Al GoreWhat do you do after you almost become president?

I guess the answer depends on who you are. Al Gore could have moped around or simply settled for a lucrative career as a public speaker, commanding up to $175,000 per speech and being considered the “ultimate Davos man.” Not bad, right?

Instead he did far more, according to a New York magazine article by Steve Fishman.

After the presidential campaign, he dusted himself off and turned his obsessions into businesses.

Gore’s commitment to the health of the planet and its citizens shines through the business enterprises he created.

Generation Investment Management, a moneymaking firm he created with a former Goldman Sachs exec in 2004, is devoted to  long-term, sustainable development. When analyzing investments, it considers factors like climate change. When analysts noticed BP’s refinery fire in Texas and pipeline fire in Alaska suggested a culture of safety was falling short, they stopped investing in BP.

According to his website, Gore spends most of his time on The Climate Reality Project, a non-profit devoted to solving the climate crisis.
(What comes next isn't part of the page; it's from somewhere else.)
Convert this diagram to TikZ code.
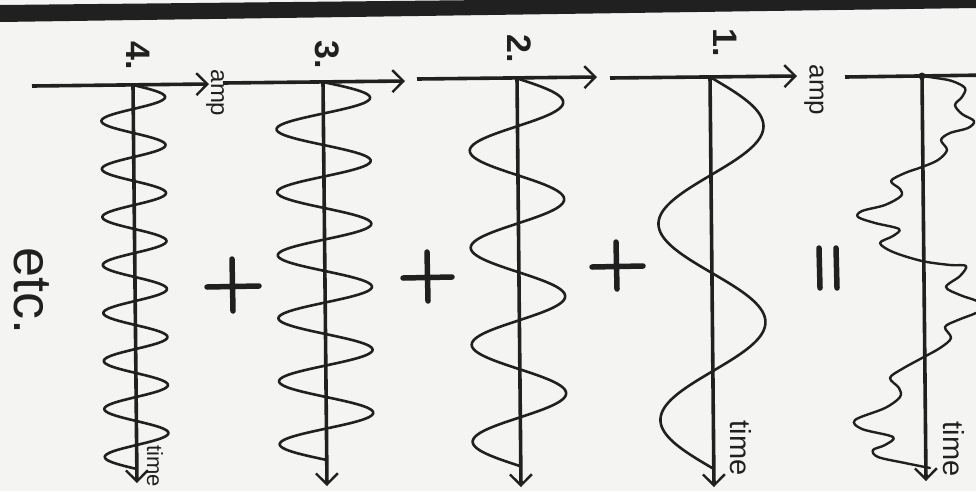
\documentclass[tikz,border=0pt]{standalone}
\usepackage{fontspec}
\setsansfont{Liberation Sans}
\usetikzlibrary{arrows.meta}
\definecolor{paper}{RGB}{244,244,242}
\definecolor{ink}{RGB}{32,32,32}
\begin{document}
\begin{tikzpicture}[x=1pt,y=-1pt,
  axisline/.style={draw=ink, line width=3.6pt},
  axisarrow/.style={axisline, -{Straight Barb[length=11pt,width=22pt,line width=2.4pt]}},
  wave/.style={draw=ink, line width=2.6pt, line join=round, line cap=round},
  lbl/.style={text=ink, font=\sffamily, rotate=-90, inner sep=0pt},
  sign/.style={draw=ink, line width=5.5pt, line cap=round}]
\useasboundingbox (0,0) rectangle (976,491);
\fill[paper] (0,0) rectangle (976,491);
\begin{scope}
\clip (0,0) rectangle (976,491);
% top bar
\fill[ink] (0,5) -- (976,-5) -- (976,8) -- (0,22) -- cycle;
% axes coordinates
\coordinate (o4) at (133,85); \coordinate (e4) at (137,483);
\coordinate (a4s) at (32,86);  \coordinate (a4e) at (209,84);
\coordinate (o3) at (323,82); \coordinate (e3) at (327,486);
\coordinate (a3s) at (223,83); \coordinate (a3e) at (405,81);
\coordinate (o2) at (517,78); \coordinate (e2) at (521,487);
\coordinate (a2s) at (417,79); \coordinate (a2e) at (597,77);
\coordinate (o1) at (710,77); \coordinate (e1) at (714,487);
\coordinate (a1s) at (610,78); \coordinate (a1e) at (797,76);
\coordinate (o0) at (922,76); \coordinate (e0) at (926,481);
\coordinate (a0s) at (845,77); \coordinate (a0e) at (990,75);
% amp axes
\draw[axisarrow] (a4s) -- (a4e);
\draw[axisarrow] (a3s) -- (a3e);
\draw[axisarrow] (a2s) -- (a2e);
\draw[axisarrow] (a1s) -- (a1e);
\draw[axisline] (a0s) -- (a0e);
% time axes
\draw[axisarrow] (o4) -- (e4);
\draw[axisarrow] (o3) -- (e3);
\draw[axisarrow] (o2) -- (e2);
\draw[axisarrow] (o1) -- (e1);
\draw[axisarrow] (o0) -- (e0);
\fill[ink] (o0) circle (3.5pt);
% waves
\draw[wave] plot[domain=0:384, samples=260, smooth] ({133+0.01*\x+32*sin(7.5*\x)}, {85+\x});
\draw[wave] plot[domain=0:378, samples=220, smooth] ({323+0.01*\x+47*sin(5.7143*\x)}, {82+\x});
\draw[wave] plot[domain=0:388, samples=200, smooth] ({516+0.01*\x+47*sin(3.7113*\x)}, {78+\x});
\draw[wave] plot[domain=0:392, samples=160, smooth] ({710+0.01*\x+53*sin(1.8367*\x)}, {77+\x});
% resulting wave
\draw[wave, line width=2.4pt] plot[smooth, tension=0.55] coordinates {
 (922,76) (936,78) (952,81) (965,88) (962,97) (955,105) (962,114) (974,121)
 (968,128) (950,133) (941,140) (947,150) (938,160) (922,167) (905,173)
 (891,181) (900,189) (901,196) (885,205) (862,211) (858,217) (875,223)
 (899,229) (893,236) (880,243) (893,252) (922,261) (950,265) (966,266)
 (960,276) (946,287) (960,295) (977,301) (984,307) (976,313) (958,320)
 (945,327) (951,338) (940,348) (922,358) (902,369) (890,378) (899,388)
 (900,397) (885,408) (855,420) (862,429) (893,437) (885,445) (873,450)
 (878,457) (905,463) (930,468)};
% signs
\draw[sign] (207,287) -- (259,286) (232,259) -- (233,311);
\draw[sign] (403,278) -- (452,277) (427,252) -- (428,301);
\draw[sign] (592,267) -- (643,266) (616,242) -- (617,289);
\draw[sign] (819,248) -- (820,288) (836,248) -- (837,288);
\end{scope}
% labels
\node[lbl, font=\sffamily\bfseries\fontsize{34}{34}\selectfont] (n4) at (138,56) {4.};
\node[lbl, font=\sffamily\bfseries\fontsize{34}{34}\selectfont] (n3) at (327,55) {3.};
\node[lbl, font=\sffamily\bfseries\fontsize{34}{34}\selectfont] (n2) at (519,49) {2.};
\node[lbl, font=\sffamily\bfseries\fontsize{34}{34}\selectfont] (n1) at (725,43) {1.};
\node[lbl, font=\sffamily\fontsize{24}{24}\selectfont] (amp4) at (215,93) {amp};
\node[lbl, font=\sffamily\fontsize{26}{26}\selectfont] (amp1) at (814,90) {amp};
\node[lbl, font=\sffamily\fontsize{22}{22}\selectfont] (time4) at (155,466) {time};
\node[lbl, font=\sffamily\fontsize{29}{29}\selectfont] (time1) at (741,448) {time};
\node[lbl, font=\sffamily\fontsize{29}{29}\selectfont] (time0) at (954,449) {time};
\node[lbl, font=\sffamily\fontsize{54}{54}\selectfont] (etc) at (32,291) {etc.};
\end{tikzpicture}
\end{document}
After losing the presidency, Gore called the media a “dysfunctional oligopoly” that was “bad for democracy.” It probably didn’t help that the media had fixated on him as a “supercilious Ivy League egghead.” No real journalism was occurring, he claimed.

In response, he and an entrepreneur launched their own cable TV station, Current TV, which drew upon user-generated content and ads. They recently sold the cable channel in a $784 million deal, making Gore richer than Romney.

Granted, most of us don’t have the public stature of an almost president.  But all of us can choose to link work to our obsessions. That’s one way to ensure work will always be stimulating. Connect it to something you would think about anyway.